A Gift That Keeps On Giving

August 25, 2010

Fifty-seven years ago who could ever have predicted the influence a birthday gift would have on my life. July 30, 1953, the day I turned 5, I received a present that continues to influence my life today at age 62.

At age 5 with my Kodak Baby Brownie in hand I carefully line up a picture in the viewfinder.
At the suggestion of my sister Barbara my parents gave me a camera, a Kodak Baby Brownie. I grew up in a family of snap shooters, and as a result I assumed everyone took pictures. I quickly joined the family pastime and began making images of my own.

In the fall after receiving my camera I began kindergarten at McAlister Elementary School in Lawrence, KS. Although I’m sure I made use of my new possession during the summer one of the first pictures I remember making was of my entire class lined up on the steps of the school.

Throughout grade school I continued to take pictures with my prized Brownie. My parents were both teachers, and we often took long summer vacations, camping along the sway as we drove to visit my grandparents and other relatives in Washington state. Naturally my camera went along to record visits to places like the Grad Canyon, Yosemite, the Puget Sound, Yellowstone, and the Rocky Mountains.

During those years I wouldn’t say photography was a passion, but it was a continuing interest. Although by the time I entered junior high I had begun experimenting with other cameras and had begun to learn how to use my father’s 35mm I kept the precious camera that started it all. During high school a friend and I assembled a primitive dark room in his parents basement bathroom, and together we began learning how to process film and make our own prints. My knowledge of and interest in photography continued to grow at a slow steady pace.

My First Camera And My Most Recent Camera – On the left is a Kodak Baby Browie that I received as a gift for my 5th birthday, July 30, 1953.  On the right is my most recent camera a Canon Digital Rebel that I purchased 51 years later in 2004. 

My sophomore year in college I decided to major in journalism and enrolled in a basic photojournalism course. At that point the glowing spark that had bee ignited by the gift I received as a small child took flame, and I have had a passion for photography ever since. During college I not only became the photo editor of the school paper, but also freelanced for area news papers and occasionally even got pictures on the Associated Press wire. For extra cash while attending school I took over a party photography business from graduating upper classmen, and before graduating myself began photographing weddings. I had clearly found my calling.

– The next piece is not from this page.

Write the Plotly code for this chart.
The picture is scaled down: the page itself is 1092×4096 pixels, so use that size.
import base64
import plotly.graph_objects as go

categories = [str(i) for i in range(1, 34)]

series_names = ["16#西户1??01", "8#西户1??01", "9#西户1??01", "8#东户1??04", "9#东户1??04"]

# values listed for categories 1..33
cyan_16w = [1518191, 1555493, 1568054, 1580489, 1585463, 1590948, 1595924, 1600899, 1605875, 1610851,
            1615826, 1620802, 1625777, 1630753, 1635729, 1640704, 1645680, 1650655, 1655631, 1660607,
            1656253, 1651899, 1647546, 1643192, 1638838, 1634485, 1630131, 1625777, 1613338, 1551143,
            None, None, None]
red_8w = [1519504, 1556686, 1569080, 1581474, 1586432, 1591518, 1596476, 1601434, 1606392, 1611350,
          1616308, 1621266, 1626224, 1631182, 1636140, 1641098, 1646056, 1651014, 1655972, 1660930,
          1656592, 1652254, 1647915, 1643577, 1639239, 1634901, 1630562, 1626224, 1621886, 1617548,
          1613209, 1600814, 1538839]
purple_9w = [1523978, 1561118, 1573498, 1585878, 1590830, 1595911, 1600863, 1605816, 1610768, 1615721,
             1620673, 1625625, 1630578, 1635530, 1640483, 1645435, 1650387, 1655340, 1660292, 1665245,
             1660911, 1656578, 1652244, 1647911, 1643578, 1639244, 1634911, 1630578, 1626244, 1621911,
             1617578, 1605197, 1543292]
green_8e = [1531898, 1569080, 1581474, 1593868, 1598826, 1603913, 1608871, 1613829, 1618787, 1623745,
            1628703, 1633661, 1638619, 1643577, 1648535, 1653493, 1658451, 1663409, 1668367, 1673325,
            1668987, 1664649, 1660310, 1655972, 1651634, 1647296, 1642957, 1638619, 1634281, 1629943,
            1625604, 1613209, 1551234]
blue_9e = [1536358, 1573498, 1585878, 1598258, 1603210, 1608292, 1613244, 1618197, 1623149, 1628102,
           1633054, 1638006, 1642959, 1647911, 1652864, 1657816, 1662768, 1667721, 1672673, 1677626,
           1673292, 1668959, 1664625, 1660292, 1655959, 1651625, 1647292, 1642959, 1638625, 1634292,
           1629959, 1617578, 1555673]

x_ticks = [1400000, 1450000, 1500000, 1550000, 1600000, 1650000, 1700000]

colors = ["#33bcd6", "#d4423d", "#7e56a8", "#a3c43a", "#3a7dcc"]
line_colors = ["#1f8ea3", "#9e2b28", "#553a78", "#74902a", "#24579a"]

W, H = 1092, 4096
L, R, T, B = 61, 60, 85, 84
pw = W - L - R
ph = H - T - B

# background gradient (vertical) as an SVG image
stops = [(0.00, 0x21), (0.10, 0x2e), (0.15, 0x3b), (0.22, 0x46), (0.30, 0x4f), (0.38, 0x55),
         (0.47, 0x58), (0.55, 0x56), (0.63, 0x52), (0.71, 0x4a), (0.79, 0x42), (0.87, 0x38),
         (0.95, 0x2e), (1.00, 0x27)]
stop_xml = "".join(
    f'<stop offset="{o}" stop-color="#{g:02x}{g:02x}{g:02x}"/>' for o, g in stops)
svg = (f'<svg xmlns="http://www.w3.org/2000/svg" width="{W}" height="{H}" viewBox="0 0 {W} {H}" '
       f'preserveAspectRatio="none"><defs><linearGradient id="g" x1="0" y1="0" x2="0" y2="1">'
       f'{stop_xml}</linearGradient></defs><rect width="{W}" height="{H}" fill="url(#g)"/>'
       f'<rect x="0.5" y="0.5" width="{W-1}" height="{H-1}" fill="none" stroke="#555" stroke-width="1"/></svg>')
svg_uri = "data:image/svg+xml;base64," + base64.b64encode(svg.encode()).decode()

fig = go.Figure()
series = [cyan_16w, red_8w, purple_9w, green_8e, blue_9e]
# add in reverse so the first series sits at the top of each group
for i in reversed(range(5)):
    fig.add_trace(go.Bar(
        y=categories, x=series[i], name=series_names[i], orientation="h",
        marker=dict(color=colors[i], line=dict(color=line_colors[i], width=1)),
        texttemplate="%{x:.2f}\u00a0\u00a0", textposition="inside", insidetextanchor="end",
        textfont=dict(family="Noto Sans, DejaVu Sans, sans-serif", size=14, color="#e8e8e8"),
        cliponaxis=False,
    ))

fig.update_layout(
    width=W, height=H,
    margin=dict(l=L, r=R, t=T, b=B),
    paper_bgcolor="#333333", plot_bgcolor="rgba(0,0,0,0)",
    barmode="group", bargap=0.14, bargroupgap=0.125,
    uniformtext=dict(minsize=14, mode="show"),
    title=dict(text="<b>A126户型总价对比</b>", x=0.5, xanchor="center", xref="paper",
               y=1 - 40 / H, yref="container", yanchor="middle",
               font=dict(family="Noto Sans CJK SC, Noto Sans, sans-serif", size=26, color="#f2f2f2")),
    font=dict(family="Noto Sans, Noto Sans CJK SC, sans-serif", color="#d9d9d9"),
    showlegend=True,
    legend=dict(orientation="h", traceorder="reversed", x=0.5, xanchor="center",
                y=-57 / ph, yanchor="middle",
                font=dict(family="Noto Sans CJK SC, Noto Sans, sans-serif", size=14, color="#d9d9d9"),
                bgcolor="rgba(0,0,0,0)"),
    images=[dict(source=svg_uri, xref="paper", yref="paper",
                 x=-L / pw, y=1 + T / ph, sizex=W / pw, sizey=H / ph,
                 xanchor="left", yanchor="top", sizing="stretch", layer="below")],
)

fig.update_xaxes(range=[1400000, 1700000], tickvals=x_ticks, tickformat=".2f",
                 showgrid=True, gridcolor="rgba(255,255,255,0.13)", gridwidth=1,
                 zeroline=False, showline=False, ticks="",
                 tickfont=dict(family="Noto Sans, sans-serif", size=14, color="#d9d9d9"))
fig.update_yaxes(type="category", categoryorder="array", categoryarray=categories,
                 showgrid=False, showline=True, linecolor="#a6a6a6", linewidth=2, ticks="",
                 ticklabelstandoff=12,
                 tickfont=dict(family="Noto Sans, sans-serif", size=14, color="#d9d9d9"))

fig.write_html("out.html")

For the next 35 years, though I occasionally held jobs in other fields, I continued to work as a photographer either part time or full time. My first job out of school was as a writer and photographer for a daily newspaper. I later owned and operated two portrait and wedding studios. By the time I closed the last studio I had begun photographing weddings for the children of my earliest wedding clients.

Today at age 62 I am retired from the daily grind of operating a studio and now continue to enjoy making images with a camera, although now I no longer feel the need to satisfy the whims of customers and create photographic art following my own interests and desires.

My subject matter these days is much more diverse. I have moved from the simple Kodak box camera to a sophisticated Canon digital single lens reflex. I have traded the hours spent with my fingers soaking in wet chemicals for hours spent processing images with Photoshop on a computer. My images no longer always look like photographs when I complete them, and I don’t sit around in a studio waiting for people to show up. I post many images on line and swap comments and ideas with photographers and artists all over the world. I now occasionally display my work in art galleries.

Fifty-seven years later my life revolves around a simple gift I received the day I turned 5. I think that clearly qualifies as a gift that has given and kept giving.

Thanks Mom and Dad and Barbara Jean.